Две книги: 1) Делёз. Марсель Пруст и знаки, 77 р; 2) Коломбина десятых годов, 26 р – куплены, но не прошли по весу.


Список №26

Андрей Белый. Душа самосознающая. /Книга состоит сплошь из неизданных философских трудов, публикуемых по архивам: «Основы моего мировоззрения», «Путь самосознания», «История становления самосознающей души» (более четырехсот страниц), «Философия культуры», «Пути культуры» и др./ М.: Канон (серия «История философии в памятниках»), 1999 – 560 с – 94

Николай Олейников. Стихотворения и поэмы. /Включены все известные стихотворные произведения самого остроумного из обэриутов/ СПб.: Академический проект (последняя новинка серии «Библиотека поэта»), 2000 – 272 с. 82

Когда ему выдали сахар и мылоОн стал домогаться селёдок с крупой.…Типичная пошлость царилаВ его голове небольшой.

Федор Степун. Бывшее и несбывшееся. Изд. второе, дополненное. /Мемуары/ СПб.: Алетейя, 2000 – 651 с – 130

Гегель. Лекции по эстетике. В 2-х тт. /Переиздание прежнего четырехтомника с новым предисловием/ СПб.: Наука, 1999 – 622 с +603 с – 270 р за оба тома.

Ангелус Силезиус. Херувимский странник. Остроумные речения и вирши. /Великий немецкий мистик ХV11 века. Впервые по-русски/ СПб.: Наука, 1999 – 320 с – 83

Илья Ильф. Записки. Первое полное издание. /Почти вдвое превышает по объему предыдущие выпуски «Записных книжек»/ М.: Текст, 2000 – 607 с – 100

Эрих Ауэрбах. Мимесис. Изображение действительности в западноевропейской лит-ре.
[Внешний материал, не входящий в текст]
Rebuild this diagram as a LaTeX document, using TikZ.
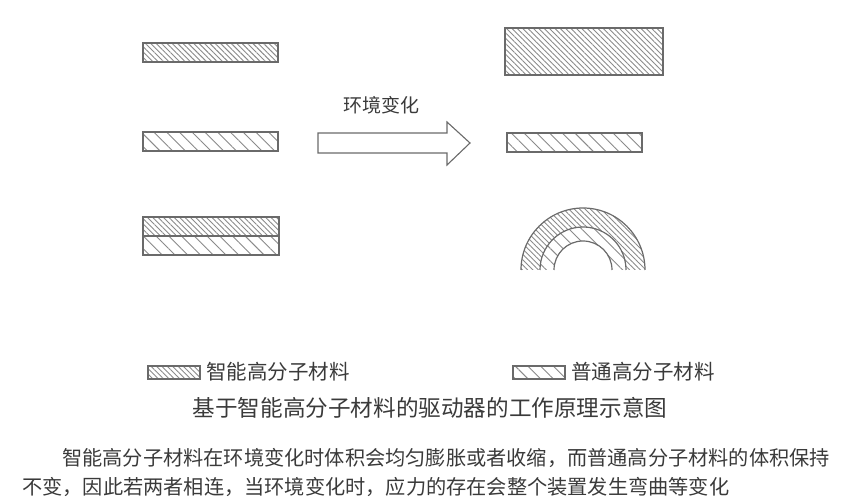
\documentclass[tikz,border=0pt]{standalone}
\usepackage{fontspec}
\newfontfamily\cjk{Noto Sans CJK SC}
\usetikzlibrary{patterns.meta}
\definecolor{linec}{HTML}{6A6A6A}
\definecolor{hatc}{HTML}{8A8A8A}
\definecolor{txtc}{HTML}{3A3A3A}
\tikzset{
  smart/.style={pattern={Lines[angle=-45,distance=3.8pt,line width=0.9pt]},pattern color=hatc},
  plain/.style={pattern={Lines[angle=-45,distance=9pt,line width=0.9pt]},pattern color=hatc},
  edge/.style={draw=linec,line width=1.2pt},
  lbl/.style={inner sep=0pt,text=txtc,font=\cjk\fontsize{19}{20}\selectfont},
  legtxt/.style={inner sep=0pt,text=txtc,anchor=west,font=\cjk\fontsize{20.5}{22}\selectfont},
  ttl/.style={inner sep=0pt,text=txtc,font=\cjk\fontsize{22.6}{24}\selectfont},
  body/.style={inner sep=0pt,text=txtc,anchor=west,font=\cjk\fontsize{20.2}{24}\selectfont}
}
\begin{document}
\begin{tikzpicture}[x=1pt,y=1pt]
\useasboundingbox (0,0) rectangle (845,500);
% top row
\draw[edge,smart] (143,457) rectangle (278,438);
\draw[edge,smart] (505,472) rectangle (663,425);
% middle row
\draw[edge,plain] (143,368) rectangle (278,349);
\draw[edge,plain] (507,367) rectangle (642,348);
% arrow
\draw[draw=linec,line width=1.1pt,fill=white] (318,367) -- (447,367) -- (447,378) -- (470,357) -- (447,335) -- (447,347) -- (318,347) -- cycle;
\node[lbl] (envchange) at (381,395) {环境变化};
% bottom left: bilayer
\draw[edge,smart] (143,283) rectangle (279,264);
\draw[edge,plain] (143,264) rectangle (279,245);
% bottom right: bent bilayer
\coordinate (c) at (583,230);
\fill[smart] (645,230) arc (0:180:62) -- (540,230) arc (180:0:43) -- cycle;
\fill[plain] (626,230) arc (0:180:43) -- (554,230) arc (180:0:29) -- cycle;
\draw[edge] (645,230) arc (0:180:62);
\draw[edge] (626,230) arc (0:180:43);
\draw[edge] (612,230) arc (0:180:29);
% legend
\draw[edge,smart] (148,134) rectangle (200,121);
\node[legtxt] (leg1) at (206,128) {智能高分子材料};
\draw[edge,plain] (513,134) rectangle (565,121);
\node[legtxt] (leg2) at (571,128) {普通高分子材料};
% title
\node[ttl] (title) at (430,92) {基于智能高分子材料的驱动器的工作原理示意图};
% body
\node[body] (line1) at (62,42) {智能高分子材料在环境变化时体积会均匀膨胀或者收缩，而普通高分子材料的体积保持};
\node[body] (line2) at (22,13) {不变，因此若两者相连，当环境变化时，应力的存在会整个装置发生弯曲等变化};
\end{tikzpicture}
\end{document}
В 2-х томах. /Переиздание прежнего однотомника/ Благовещенский гуманитарный Колледж им. Бодуэна де Куртене, 1999 – 312 с +552 с – 164

Бронислав Малиновский. Научная теория культуры. М.: О.Г.И., 1999 – 206 с.45

Евг. Шварц. Дневники и письма в четырех томах. 1) «Я буду писателем» – 576 с; 2) «Позвонки прошедших дней» – 608 с; 3) «Бессмысленная радость бытия» – 592 с; 4) «Предчувствие счастья» – 656 с. М.: Корона-принт, 1999 – 325 р за все четыре тома.
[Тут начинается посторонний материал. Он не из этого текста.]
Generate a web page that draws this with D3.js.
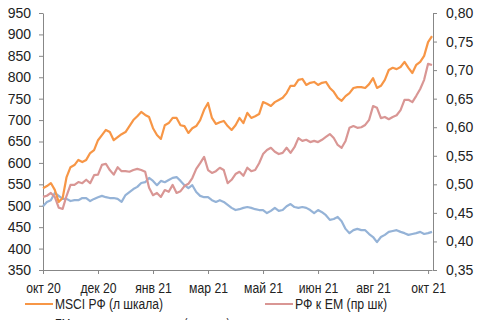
<!DOCTYPE html>
<html>
<head>
<meta charset="utf-8">
<script src="https://cdn.jsdelivr.net/npm/d3@7"></script>
<style>
  body { margin: 0; background: #fff; }
  svg { display: block; font-family: "Liberation Sans", Arial, sans-serif; }
  .axis path, .axis line { stroke: #878787; }
  .axis text { fill: #222; font-size: 14px; }
</style>
</head>
<body>
<svg></svg>
<script>
// chart size
var width = 479;
var height = 320;
var margin = {top: 13, right: 46, bottom: 50, left: 43};

// data, one point every ~4 px
var msciRu = [541,546,553,537,509,518,567,590,595,607,602,607,623,630,653,665,677,672,653,660,
  667,672,686,700,709,719,712,707,681,665,656,688,693,705,705,688,686,670,681,686,
  700,724,740,705,691,695,698,686,677,688,705,693,717,705,709,714,742,738,733,742,
  747,752,763,780,780,794,796,782,787,789,782,787,789,775,766,752,745,756,763,775,
  777,777,775,784,798,775,780,794,817,822,819,824,836,822,810,829,836,850,882,896];

var ruVsEm = [0.478,0.480,0.485,0.478,0.459,0.457,0.480,0.499,0.499,0.504,0.502,0.508,0.502,0.516,0.517,0.534,0.536,0.525,0.517,0.530,
  0.523,0.523,0.522,0.525,0.527,0.525,0.522,0.494,0.481,0.485,0.478,0.490,0.487,0.499,0.485,0.488,0.497,0.501,0.511,0.527,
  0.537,0.548,0.525,0.520,0.523,0.529,0.525,0.502,0.508,0.518,0.522,0.515,0.529,0.523,0.525,0.537,0.553,0.560,0.564,0.557,
  0.553,0.555,0.564,0.555,0.565,0.581,0.576,0.578,0.574,0.576,0.574,0.578,0.583,0.588,0.581,0.569,0.564,0.576,0.599,0.602,
  0.599,0.600,0.604,0.613,0.637,0.634,0.616,0.618,0.614,0.618,0.621,0.630,0.648,0.648,0.644,0.655,0.667,0.683,0.711,0.709];

var msciEm = [499,509,513,530,523,516,516,511,513,513,518,518,511,516,520,523,520,518,518,516,
  509,525,532,539,544,553,555,565,558,548,558,555,560,565,567,558,548,541,548,532,
  523,520,520,513,509,513,509,502,495,490,492,495,497,495,492,490,490,483,488,495,
  488,490,499,504,497,495,497,495,490,483,490,485,478,467,469,474,464,446,436,443,
  446,443,443,434,427,415,427,432,439,441,443,439,436,432,434,436,439,434,436,439];

var monthLabels = ['окт 20','дек 20','янв 21','мар 21','май 21','июн 21','авг 21','окт 21'];
var labelStep = 14; // points between month labels

var leftTicks = [350,400,450,500,550,600,650,700,750,800,850,900,950];
var rightTicks = [0.35,0.40,0.45,0.50,0.55,0.60,0.65,0.70,0.75,0.80];

var legendItems = [
  {name: 'MSCI РФ (л шкала)', color: '#F79646', len: 108},
  {name: 'РФ к ЕМ (пр шк)', color: '#D99694', len: 92},
  {name: 'ЕМ развивающиеся рынки (л шкала)', color: '#95B3D7', len: 175}
];

var svg = d3.select('svg')
  .attr('width', width)
  .attr('height', height);

var scaleX = d3.scaleLinear()
  .domain([0, msciRu.length - 1])
  .range([margin.left, width - margin.right - 1]);

var scaleL = d3.scaleLinear()
  .domain([350, 950])
  .range([height - margin.bottom, margin.top]);

var scaleR = d3.scaleLinear()
  .domain([0.35, 0.80])
  .range([height - margin.bottom, margin.top]);

var commaFmt = d => d3.format('.2f')(d).replace('.', ',');

// axes
svg.append('g')
  .attr('class', 'axis')
  .attr('transform', 'translate(' + margin.left + ',0)')
  .call(d3.axisLeft(scaleL).tickValues(leftTicks).tickSize(4).tickPadding(8).tickSizeOuter(0));

svg.append('g')
  .attr('class', 'axis')
  .attr('transform', 'translate(' + (width - margin.right) + ',0)')
  .call(d3.axisRight(scaleR).tickValues(rightTicks).tickFormat(commaFmt).tickSize(4).tickPadding(9).tickSizeOuter(0));

var xAxis = svg.append('g')
  .attr('class', 'axis')
  .attr('transform', 'translate(0,' + (height - margin.bottom) + ')')
  .call(d3.axisBottom(scaleX)
    .tickValues(monthLabels.map((d, i) => i * labelStep))
    .tickFormat((d, i) => monthLabels[i])
    .tickSize(4).tickPadding(9).tickSizeOuter(0));

// the month labels are narrow in the picture
xAxis.selectAll('text')
  .attr('transform', 'scale(0.87,1)');

// lines
var lineL = d3.line()
  .x((d, i) => scaleX(i))
  .y(d => scaleL(d));

var lineR = d3.line()
  .x((d, i) => scaleX(i))
  .y(d => scaleR(d));

svg.append('path')
  .datum(msciEm)
  .attr('d', lineL)
  .attr('fill', 'none')
  .attr('stroke', legendItems[2].color)
  .attr('stroke-width', 2.2)
  .attr('stroke-linejoin', 'round');

svg.append('path')
  .datum(ruVsEm)
  .attr('d', lineR)
  .attr('fill', 'none')
  .attr('stroke', legendItems[1].color)
  .attr('stroke-width', 2.2)
  .attr('stroke-linejoin', 'round');

svg.append('path')
  .datum(msciRu)
  .attr('d', lineL)
  .attr('fill', 'none')
  .attr('stroke', legendItems[0].color)
  .attr('stroke-width', 2.2)
  .attr('stroke-linejoin', 'round');

// legend
var legendPos = [[25, 304], [265, 304], [25, 324]];

var legend = svg.selectAll('.legend')
  .data(legendItems)
  .enter()
    .append('g')
      .attr('class', 'legend')
      .attr('transform', (d, i) => 'translate(' + legendPos[i][0] + ',' + legendPos[i][1] + ')');

legend.append('line')
  .attr('x1', 0)
  .attr('x2', 28)
  .attr('stroke', d => d.color)
  .attr('stroke-width', 2);

legend.append('text')
  .attr('x', 30)
  .attr('y', 5)
  .attr('font-size', 14)
  .attr('fill', '#222')
  .attr('textLength', d => d.len)
  .attr('lengthAdjust', 'spacingAndGlyphs')
  .text(d => d.name);
</script>
</body>
</html>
Кстати, мне интересно было бы получать информацию о получении тобой бандеролей (сколько времени они идут, зависит ли это от почтамта, приходят ли одновременно, если высланы сразу, в каком виде и т.п.). Так что, если нетрудно, посылай мне «подтверждения получения» (как говорят англичане, acknowledge the receipt).